UFC 140: Why Jon 'Bones' Jones Will Prove Karate Is Overrated

Matt SaccaroContributor IIIDecember 8, 2011

LOS ANGELES, CA - OCTOBER 24:  UFC Light Heavyweight Champion Lyoto Machida (R) battles with UFC Light Heavyweight challenger Mauricio Rua (L) during their title fight at UFC 104 at Staples Center on October 24, 2009 in Los Angeles, California.  (Photo by Jon Kopaloff/Getty Images)
Jon Kopaloff/Getty Images

Lyoto Machida's Karate is not the enigmatic, invincible style many once thought it was. UFC light heavyweight champion Jon Jones will prove this without a doubt.

Machida's abilities were once the stuff legends were made of; he even had his own "era" without having actually defended his title!

However, his era came crashing down along with the rest of his body when Mauricio "Shogun" Rua knocked out the Karate stylist at UFC 113 in less than four minutes.

One flashy kick later, people are anointing the coming years at light heavyweight the Machida Era 2.0 out of the belief that Machida's famously elusive style will defeat current UFC light heavyweight champion Jon Jones.

Unfortunately for the Machida fans (and fans of Karate as a whole), Jones will show the MMA world just how overrated Machida's Karate and Karate in general is.

First of all, Jones' reach advantage over Machida is enormous. Jones' reach is 84.5 inches, Machida's is only 74 inches. That's a 10.5 inch reach disadvantage that Machida will have to overcome (to put it into more familiar terms, Jones' reach is nearly an entire ruler longer).

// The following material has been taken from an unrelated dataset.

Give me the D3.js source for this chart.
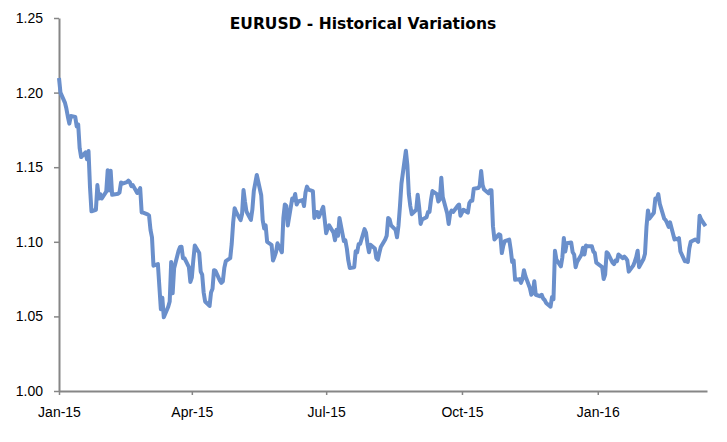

This massive difference in reach will allow Jones to strike and move out of the range of Machida's effective counter strikes.

Another problem for Machida will be Jones' wrestling and grappling. Jones has managed to bring nearly all of his opponents to the ground. Once there, he has dominated them with relative ease.

Can Machida's feeble Karate really stop Jones' wrestling, Muay Thai, and Brazilian Jiu-Jitsu?

No. Not by a long shot.

Karate is dying as a martial art because it's techniques were watered down and taught in McDojos across the country, teaching ineffective things to children whose insecure parents thought they were making their kid the next Bruce Lee.

Machida did frustrate opponents initially with his Karate base, true enough, but he was only so popular because of the novelty of what he was doing; stifling people with a martial art many thought had been discredited.

But really, Karate was discredited by Rua and it will be discredited again by Jones. Machida was great until fighters realized that his karate base meant his hands were almost always at his waist and that when confronted with strikes he left his chin straight up in the air.

Jones will make short work of Machida and his vaunted, 'elusive,' esoteric Karate and finish the fight, be it standing up or on the ground.